Manu Dagher

Personal information
- Full name: Manu Dagher
- Date of birth: 12 October 1984 (age 41)
- Place of birth: Foya Kamara, Liberia
- Height: 1.69 m (5 ft 7 in)
- Position: Striker

Youth career
- Baronie
- Heerenveen

Senior career*
- Years: Team / Apps / (Gls)
- 2005–2008: Dordrecht / 88 / (8)
- 2009–2011: Kozakken Boys
- 2011–2013: Waltham Forest / 71 / (22)

= Manu Dagher =

Liberian footballer

Manu Dagher (born 12 October 1984) is a Liberian retired footballer who played as a striker.

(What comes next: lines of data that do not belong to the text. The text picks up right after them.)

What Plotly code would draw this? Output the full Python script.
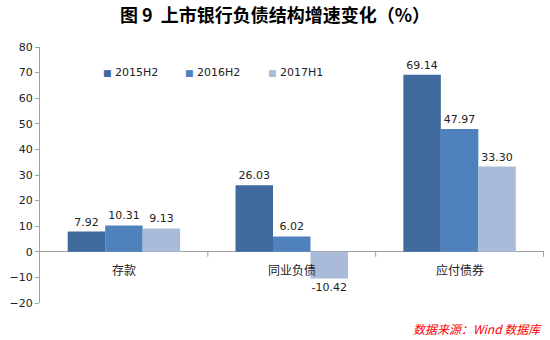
import plotly.graph_objects as go

categories = ["存款", "同业负债", "应付债券"]
series_names = ["2015H2", "2016H2", "2017H1"]
v2015h2 = [7.92, 26.03, 69.14]
v2016h2 = [10.31, 6.02, 47.97]
v2017h1 = [9.13, -10.42, 33.30]
colors = ["#3F6A9E", "#4F81BD", "#A9BBD9"]
y_ticks = list(range(-20, 81, 10))

font_lat = "DejaVu Sans, Noto Sans CJK SC"
fig = go.Figure()
for name, vals, c in zip(series_names, [v2015h2, v2016h2, v2017h1], colors):
    fig.add_trace(go.Bar(
        x=categories, y=vals, name=name, marker=dict(color=c, line=dict(width=0)),
        text=[f"{v:.2f}" for v in vals], textposition="outside",
        textfont=dict(size=11, color="#222", family=font_lat),
        cliponaxis=False,
    ))

W, H = 550, 340
ml, mr, mt, mb = 40, 6, 47, 37
pw, ph = W - ml - mr, H - mt - mb

fig.update_layout(
    width=W, height=H,
    margin=dict(l=ml, r=mr, t=mt, b=mb),
    paper_bgcolor="white", plot_bgcolor="white",
    barmode="group", bargap=0.33, bargroupgap=0,
    showlegend=False,
    title=dict(text="<b>图 9  上市银行负债结构增速变化（%）</b>", x=0.5, xanchor="center",
               y=0.955, yanchor="middle",
               font=dict(size=18, color="black", family="Noto Sans CJK SC")),
    xaxis=dict(showticklabels=False, showline=False, ticks="", showgrid=False, zeroline=False),
    yaxis=dict(range=[-20, 80], tickvals=y_ticks, showgrid=False, zeroline=True,
               zerolinecolor="#A0A0A0", zerolinewidth=1,
               showline=True, linecolor="#A0A0A0", linewidth=1,
               ticks="outside", ticklen=4, tickcolor="#A0A0A0",
               tickfont=dict(size=11, family=font_lat, color="#222")),
)

# custom legend (small squares)
leg_x = [101, 183, 266]
leg_y = 72
for name, c, lx in zip(series_names, colors, leg_x):
    xp = (lx - ml) / pw
    yp = (H - mb - leg_y) / ph
    fig.add_annotation(xref="paper", yref="paper", x=xp, y=yp, xanchor="left", yanchor="middle",
                       text=f"<span style='color:{c};font-size:9px'>■</span> {name}", showarrow=False,
                       font=dict(size=11, family=font_lat, color="#222"))

for c in categories:
    fig.add_annotation(x=c, y=0, text=c, showarrow=False, yshift=-18,
                       font=dict(size=12, family="Noto Sans CJK SC", color="#222"))

for xb in [0.5, 1.5, 2.5]:
    fig.add_shape(type="line", xref="x", yref="y", xsizemode="scaled",
                  ysizemode="pixel", yanchor=0, x0=xb, x1=xb, y0=0, y1=-5,
                  line=dict(color="#A0A0A0", width=1))

fig.add_annotation(xref="paper", yref="paper", x=1.0, y=-0.1, xanchor="right", yanchor="middle",
                   text="<i>数据来源：Wind 数据库</i>", showarrow=False,
                   font=dict(size=12, color="#FF0000", family="Noto Sans CJK SC"))

fig.write_html("out.html")
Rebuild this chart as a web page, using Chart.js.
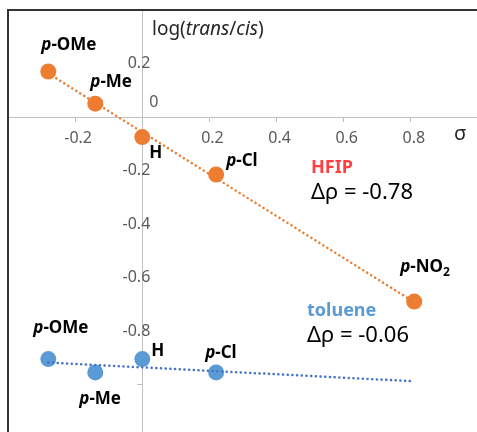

He is signed to Waltham Forest in England and was also a member of the Liberia national football team.

==Club career==
Dagher played for the Baronie and Heerenveen youth teams. He left Baronie for Eerste Divisie side FC Dordrecht in 2005 but was released by them after the 2007/08 season and in September 2009 he signed a contract with Dutch non-league side Kozakken Boys from Werkendam. Dagher stated he still wanted to succeed in football. He scored on his debut in a 3–5 away win at Zwaluwen '30.

In August 2011 he signed for Waltham Forest.

==Personal life==
He left his native Liberia by himself in 2002, ending up in a Dutch camp for pro club seekers near Breda. In Holland he later met his future wife Maima and they later had two children called Cheyenne and Nadim Dagher.